Sejarah mencatat: tidak ada tokoh besar lain dalam politik federal AS, baik dari Partai Republik maupun Demokrat, yang rajin berbohong seperti Trump. Dan Trump "selamat" dari jeratan hukum.
Lebih aneh lagi, meski Trump telah divonis bersalah atas 34 dakwaan pidana, antars lain, karena memalsukan catatan bisnisnya, ia menang dalam Pilpres AS 2024, mengalahkan Harris. Padahal Trump jelas-jelas telah melakukan pelanggaran hukum yang berat.
Samuel Abrams, dosen politik dan ilmu sosial di Sarah Lawrence College di New York, mengatakan, “Mengapa kandidat tertentu kebal dari skandal, tapi yang lainnya tidak? Saya tidak bisa menjawab pertanyaan itu. Mengapa rekam jejak Donald Trump, misalnya, yang terkait perselingkuhan dan beberapa kasus kriminal, tidak melekat pada dirinya?”
Jawabnya, Trump telah menyulap kebohongan di era post truth menjadi "kenyataan". Di era post truth, kebenaran bukanlah kebenaran. Kebenaran adalah produk citra virtual hasil rekayasa. Dan Trump memanfaatkannya secara jeli dan masif.
The Washington Post, pada akhir masa jabatan Trump periode pertama Januari 2021 melaporkan bahwa ia telah membuat lebih dari 30.000 klaim yang salah atau menyesatkan selama empat tahun masa jabatan sebagai Presiden. Pernyataan yang dianggap salah atau menyesatkan ini meliputi berbagai topik, seperti ekonomi, kebijakan luar negeri, pandemi Covid-19, dan pemilu.

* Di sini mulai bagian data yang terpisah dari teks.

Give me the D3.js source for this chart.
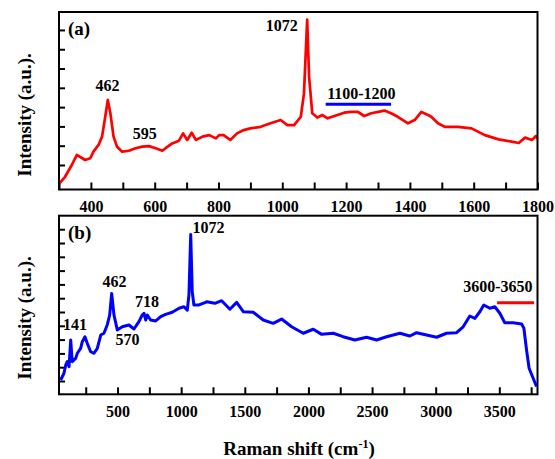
<!DOCTYPE html>
<html>
<head>
<meta charset="utf-8" />
<title>Raman spectra</title>
<script src="https://cdn.jsdelivr.net/npm/d3@7"></script>
<style>
body { margin: 0; background: #fff; }
svg text { font-family: "Liberation Serif", "Times New Roman", serif; font-weight: bold; fill: #000; }
</style>
</head>
<body>
<svg id="chart" width="555" height="459"></svg>
<script>
// panel (a) spectrum, 300-1800 cm-1
var shiftA = [300,319,340,356,382,398,408,424,435,445,453,461,471,482,498,519,540,561,582,603,624,634,655,676,689,702,716,729,750,771,792,802,816,837,858,879,900,932,963,995,1016,1037,1058,1068,1078,1084,1094,1110,1126,1142,1173,1194,1215,1236,1257,1279,1320,1341,1362,1394,1415,1436,1457,1467,1488,1509,1551,1593,1635,1678,1719,1741,1761,1783,1795,1800];
var intA = [0.02,0.39,1.00,1.52,1.26,1.35,1.69,2.04,2.47,3.50,4.37,3.68,2.47,1.95,1.69,1.74,1.87,1.95,1.98,1.87,1.74,1.87,2.12,2.26,2.64,2.30,2.67,2.30,2.47,2.55,2.38,2.55,2.55,2.30,2.64,2.81,2.90,2.98,3.16,3.33,3.07,3.07,3.50,4.71,8.54,5.57,3.68,3.46,3.59,3.42,3.59,3.71,3.75,3.76,3.54,3.68,3.82,3.68,3.50,3.16,3.33,3.75,3.59,3.50,3.16,2.98,2.98,2.90,2.55,2.33,2.21,2.14,2.42,2.30,2.50,2.35];

// panel (b) spectrum, 40-3800 cm-1
var shiftB = [53,79,93,105,119,132,144,171,184,210,223,244,262,289,315,341,368,393,419,438,454,472,498,537,590,629,668,694,708,721,734,760,800,839,878,930,983,1022,1048,1061,1075,1087,1100,1140,1192,1200,1265,1318,1383,1436,1488,1566,1645,1723,1789,1868,1959,2038,2104,2195,2273,2365,2457,2536,2614,2719,2797,2850,3007,3085,3164,3216,3268,3308,3347,3378,3425,3465,3504,3543,3609,3675,3693,3714,3734,3766,3792];
var intB = [1.07,1.56,2.16,2.40,2.04,3.97,2.40,2.64,3.01,3.37,3.85,4.21,3.73,3.12,3.01,3.37,4.33,4.46,5.06,5.78,7.35,5.78,4.70,4.93,5.06,4.77,5.30,5.78,5.91,5.42,5.78,5.42,5.35,5.66,5.83,5.98,6.27,6.38,6.14,7.23,11.62,7.47,6.51,6.51,6.70,6.75,6.63,6.82,6.20,6.70,6.02,5.98,5.42,5.18,5.49,4.93,4.46,4.75,4.38,4.46,4.21,3.97,4.17,3.97,4.21,4.46,4.26,4.50,4.17,4.46,4.50,4.93,5.71,5.54,6.02,6.51,6.27,6.38,5.91,5.22,5.22,5.13,4.82,3.25,1.92,1.20,0.60];

// axis ticks
var xTicksA = d3.range(300, 1801, 100);
var xLabelsA = [400, 600, 800, 1000, 1200, 1400, 1600, 1800];
var yTicksA = d3.range(1, 9);
var xTicksB = d3.range(250, 3751, 250);
var xLabelsB = [500, 1000, 1500, 2000, 2500, 3000, 3500];
var yTicksB = d3.range(1, 13);

// peak labels [text, shift, intensity]
var peaksA = [["462", 452, 4.83], ["595", 569, 2.35], ["1072", 998, 7.94], ["1100-1200", 1248, 4.42]];
var peaksB = [["141", 166, 4.70], ["462", 476, 7.81], ["570", 578, 3.61], ["718", 731, 6.36], ["1072", 1214, 11.72], ["3600-3650", 3488, 7.45]];
// range bars [from, to, intensity]
var bandA = [1136, 1341, 4.15];
var bandB = [3483, 3773, 6.67];

var svg = d3.select("#chart");

function panel(opt) {
	var x = d3.scaleLinear().domain(opt.xDomain).range([59, 537.5]);
	var y = d3.scaleLinear().domain(opt.yDomain).range([opt.bottom, opt.top]);
	var g = svg.append("g");

	// ticks inside the frame
	g.append("g")
		.attr("transform", "translate(0," + opt.bottom + ")")
		.call(d3.axisBottom(x).tickValues(opt.xTicks).tickSizeInner(-7).tickSizeOuter(0).tickPadding(11)
			.tickFormat(function(d) { return opt.xLabels.indexOf(d) >= 0 ? d : ""; }))
		.call(function(a) {
			a.select(".domain").remove();
			a.selectAll("line").attr("stroke", "#000").attr("stroke-width", 2);
			a.selectAll("text").style("font-size", "16px").attr("fill", "#000");
		});
	g.append("g")
		.attr("transform", "translate(59,0)")
		.call(d3.axisLeft(y).tickValues(opt.yTicks).tickSizeInner(-6).tickSizeOuter(0).tickFormat(""))
		.call(function(a) {
			a.select(".domain").remove();
			a.selectAll("line").attr("stroke", "#000").attr("stroke-width", 2);
		});

	var line = d3.line()
		.x(function(d) { return x(d[0]); })
		.y(function(d) { return y(d[1]); });
	g.append("path")
		.datum(d3.zip(opt.xs, opt.ys))
		.attr("d", line)
		.attr("fill", "none")
		.attr("stroke", opt.color)
		.attr("stroke-width", opt.width)
		.attr("stroke-linejoin", "round");

	g.append("line")
		.attr("x1", x(opt.band[0])).attr("x2", x(opt.band[1]))
		.attr("y1", y(opt.band[2])).attr("y2", y(opt.band[2]))
		.attr("stroke", opt.bandColor).attr("stroke-width", 3);

	g.selectAll("text.peak")
		.data(opt.peaks)
		.enter()
		.append("text")
		.attr("class", "peak")
		.attr("x", function(d) { return x(d[1]); })
		.attr("y", function(d) { return y(d[2]); })
		.attr("text-anchor", "middle")
		.style("font-size", "16px")
		.text(function(d) { return d[0]; });

	g.append("text")
		.attr("x", 68).attr("y", opt.top + 23)
		.style("font-size", "19px")
		.text(opt.name);

	g.append("rect")
		.attr("x", 59).attr("y", opt.top)
		.attr("width", 478.5).attr("height", opt.bottom - opt.top)
		.attr("fill", "none").attr("stroke", "#000").attr("stroke-width", 2);

	g.append("text")
		.attr("transform", "translate(31," + opt.titleY + ") rotate(-90)")
		.attr("text-anchor", "middle")
		.style("font-size", "19px")
		.text("Intensity (a.u.).");
}

panel({ xDomain: [300, 1800], yDomain: [-0.27, 8.93], top: 12, bottom: 189.5,
	xTicks: xTicksA, xLabels: xLabelsA, yTicks: yTicksA, xs: shiftA, ys: intA,
	color: "#ff0000", width: 2.7, band: bandA, bandColor: "#0000ff", peaks: peaksA,
	name: "(a)", titleY: 115 });

panel({ xDomain: [40, 3800], yDomain: [0.036, 12.98], top: 215.7, bottom: 394.3,
	xTicks: xTicksB, xLabels: xLabelsB, yTicks: yTicksB, xs: shiftB, ys: intB,
	color: "#0000ff", width: 3, band: bandB, bandColor: "#ff0000", peaks: peaksB,
	name: "(b)", titleY: 318 });

var title = svg.append("text")
	.attr("x", 299).attr("y", 455)
	.attr("text-anchor", "middle")
	.style("font-size", "19px");
title.append("tspan").text("Raman shift (cm");
title.append("tspan").attr("dy", -7).style("font-size", "12px").text("-1");
title.append("tspan").attr("dy", 7).text(")");
</script>
</body>
</html>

Dalam kampanye 2024, Trump berjanji bahwa jika ia menang, konflik Palestina dan Israel akan segera diakhiri. Faktanya, setelah Trump menang, konflik di Timur Tengah tersebut makin membara. Dan Trump secara ironis, kini makin menunjukkan kedekatannya dengan Israel.

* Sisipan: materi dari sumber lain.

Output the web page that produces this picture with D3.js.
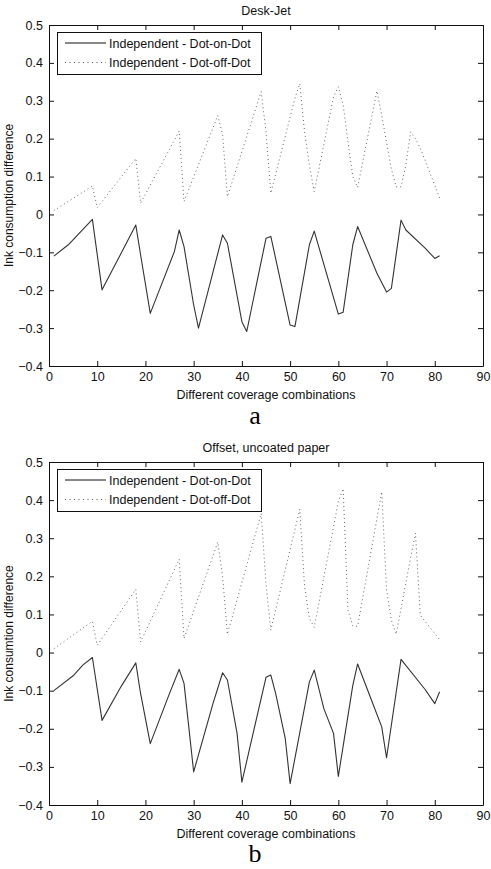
<!DOCTYPE html>
<html>
<head>
<meta charset="utf-8">
<script src="https://cdn.jsdelivr.net/npm/d3@7"></script>
<style>
  body { margin: 0; background: #fff; }
</style>
</head>
<body>
<div id="chart"></div>
<script>
// chart data (x = coverage combination index)
const xTicks = [0, 10, 20, 30, 40, 50, 60, 70, 80, 90]
const yTicks = [-0.4, -0.3, -0.2, -0.1, 0, 0.1, 0.2, 0.3, 0.4, 0.5]
const seriesNames = ["Independent - Dot-on-Dot", "Independent - Dot-off-Dot"]

// panel a : Desk-Jet
const deskOnX = [1, 4, 9, 11, 18, 19, 21, 26, 27, 28, 30, 31, 36, 37, 40, 41, 45, 46, 50, 51, 54, 55, 60, 61, 63, 64, 68, 70, 71, 73, 74, 78, 80, 81]
const deskOnY = [-0.11, -0.08, -0.013, -0.199, -0.028, -0.107, -0.261, -0.098, -0.041, -0.085, -0.239, -0.300, -0.054, -0.076, -0.283, -0.309, -0.063, -0.058, -0.292, -0.296, -0.08, -0.044, -0.263, -0.258, -0.08, -0.032, -0.155, -0.205, -0.195, -0.015, -0.041, -0.089, -0.116, -0.109]
const deskOffX = [1, 9, 10, 18, 19, 27, 28, 35, 36, 37, 44, 45, 46, 51, 52, 53, 54, 55, 59, 60, 61, 62, 63, 64, 68, 69, 70, 71, 72, 73, 74, 75, 76, 77, 81]
const deskOffY = [0.01, 0.075, 0.018, 0.148, 0.03, 0.22, 0.034, 0.261, 0.21, 0.047, 0.324, 0.218, 0.056, 0.307, 0.345, 0.218, 0.13, 0.06, 0.31, 0.337, 0.289, 0.192, 0.10, 0.071, 0.326, 0.262, 0.19, 0.12, 0.073, 0.073, 0.13, 0.218, 0.2, 0.175, 0.044]

// panel b : Offset, uncoated paper
const offsetOnX = [1, 5, 7, 9, 11, 15, 18, 19, 21, 25, 27, 28, 30, 34, 36, 37, 39, 40, 45, 46, 47, 49, 50, 54, 55, 57, 59, 60, 63, 64, 67, 69, 70, 73, 78, 80, 81]
const offsetOnY = [-0.10, -0.061, -0.033, -0.013, -0.178, -0.088, -0.027, -0.108, -0.239, -0.107, -0.044, -0.081, -0.313, -0.134, -0.053, -0.072, -0.212, -0.34, -0.065, -0.059, -0.107, -0.226, -0.344, -0.077, -0.046, -0.147, -0.212, -0.325, -0.086, -0.030, -0.129, -0.195, -0.276, -0.018, -0.097, -0.134, -0.103]
const offsetOffX = [1, 9, 10, 18, 19, 27, 28, 35, 36, 37, 44, 45, 46, 52, 53, 54, 55, 60, 61, 62, 63, 64, 69, 70, 71, 72, 75, 76, 77, 81]
const offsetOffY = [0.01, 0.082, 0.019, 0.166, 0.028, 0.245, 0.037, 0.29, 0.2, 0.048, 0.365, 0.18, 0.059, 0.376, 0.173, 0.09, 0.066, 0.396, 0.43, 0.111, 0.07, 0.069, 0.422, 0.164, 0.085, 0.048, 0.25, 0.313, 0.098, 0.034]

const W = 491, H = 869
const fs = 12.5
const sans = "'Liberation Sans', Arial, sans-serif"
const serif = "'Liberation Serif', 'Times New Roman', serif"

const svg = d3.select("#chart")
  .append("svg")
    .attr("width", W)
    .attr("height", H)
    .style("display", "block")

svg.append("rect").attr("width", W).attr("height", H).attr("fill", "#fff")

// draw one matlab style panel
function drawPanel(p) {
    const x = d3.scaleLinear().domain([0, 90]).range([p.left, p.right])
    const y = d3.scaleLinear().domain([-0.4, 0.5]).range([p.bottom, p.top])

    const g = svg.append("g").style("font-family", sans)

    // axes with inward ticks
    const fmt = d => d3.format("")(+d.toFixed(1))
    g.append("g")
        .attr("transform", `translate(0,${p.bottom})`)
        .call(d3.axisBottom(x).tickValues(xTicks).tickSizeInner(-5).tickSizeOuter(0).tickPadding(6).tickFormat(d3.format("d")))
    g.append("g")
        .attr("transform", `translate(${p.left},0)`)
        .call(d3.axisLeft(y).tickValues(yTicks).tickSizeInner(-5).tickSizeOuter(0).tickPadding(6).tickFormat(fmt))
    g.append("g")
        .attr("transform", `translate(0,${p.top})`)
        .call(d3.axisTop(x).tickValues(xTicks).tickSizeInner(-5).tickSizeOuter(0).tickFormat(""))
    g.append("g")
        .attr("transform", `translate(${p.right},0)`)
        .call(d3.axisRight(y).tickValues(yTicks).tickSizeInner(-5).tickSizeOuter(0).tickFormat(""))

    g.selectAll(".tick text")
        .attr("font-size", fs)
        .style("font-family", sans)
        .attr("fill", "#111")
    g.selectAll(".domain, .tick line").attr("stroke", "#111")

    // lines
    const line = d3.line()
        .x(d => x(d[0]))
        .y(d => y(d[1]))

    g.append("path")
        .datum(p.offX.map((v, i) => [v, p.offY[i]]))
        .attr("fill", "none")
        .attr("stroke", "#666")
        .attr("stroke-width", 1)
        .attr("stroke-dasharray", "1,3")
        .attr("d", line)

    g.append("path")
        .datum(p.onX.map((v, i) => [v, p.onY[i]]))
        .attr("fill", "none")
        .attr("stroke", "#333")
        .attr("stroke-width", 1.1)
        .attr("stroke-linejoin", "round")
        .attr("d", line)

    // legend
    const lg = g.append("g").attr("transform", `translate(57,${p.top + 7})`)
    lg.append("rect")
        .attr("x", 0.5).attr("y", 0.5)
        .attr("width", 204).attr("height", 42)
        .attr("fill", "#fff").attr("stroke", "#111")
    seriesNames.forEach((name, i) => {
        const yy = 11 + i * 19.5
        lg.append("line")
            .attr("x1", 8).attr("x2", 49)
            .attr("y1", yy).attr("y2", yy)
            .attr("stroke", i == 0 ? "#111" : "#555")
            .attr("stroke-dasharray", i == 0 ? null : "1,3.5")
        lg.append("text")
            .attr("x", 52).attr("y", yy + 4.5)
            .attr("font-size", fs)
            .attr("fill", "#111")
            .text(name)
    })

    // titles
    g.append("text")
        .attr("x", (p.left + p.right) / 2).attr("y", p.top - 10)
        .attr("text-anchor", "middle").attr("font-size", fs).attr("fill", "#111")
        .text(p.title)
    g.append("text")
        .attr("x", (p.left + p.right) / 2).attr("y", p.bottom + 33)
        .attr("text-anchor", "middle").attr("font-size", fs).attr("fill", "#111")
        .text("Different coverage combinations")
    g.append("text")
        .attr("transform", `translate(13,${(p.top + p.bottom) / 2}) rotate(-90)`)
        .attr("text-anchor", "middle").attr("font-size", 12).attr("fill", "#111")
        .text(p.ylabel)
    g.append("text")
        .attr("x", 255).attr("y", p.bottom + p.letterDy)
        .attr("text-anchor", "middle")
        .style("font-family", serif)
        .attr("font-size", 26).attr("fill", "#000")
        .text(p.letter)
}

drawPanel({ top: 25, bottom: 366, left: 49, right: 483, title: "Desk-Jet",
    ylabel: "Ink consumption difference", letter: "a", letterDy: 58,
    onX: deskOnX, onY: deskOnY, offX: deskOffX, offY: deskOffY })

drawPanel({ top: 462, bottom: 805, left: 49, right: 483, title: "Offset, uncoated paper",
    ylabel: "Ink consumtion difference", letter: "b", letterDy: 57,
    onX: offsetOnX, onY: offsetOnY, offX: offsetOffX, offY: offsetOffY })
</script>
</body>
</html>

Sebagian besar umat Islam di AS yang telah memilih Trump dalam Pilpres 2024 kecewa berat. Trump telah membohongi warga muslim AS yang telah memilihnya.
Tak hanya itu. Dunia pun makin cemas terhadap kebijakan politik Trump yang random. Trump oleh media massa di Amerika dan Eropa telah disejajarkan dengan Presiden Korut Kim Jong Un dan PM Israel Benjamin Netanyahu (yang kini buron sebagai penjahat perang).
Apa arti semua itu? Masa depan dunia makin kacau. Dan terpilihnya Donald Trump sebagai Presiden Amerika Serikat akan menambah kekacauan itu. Trump adalah pembohong yang merusak dunia.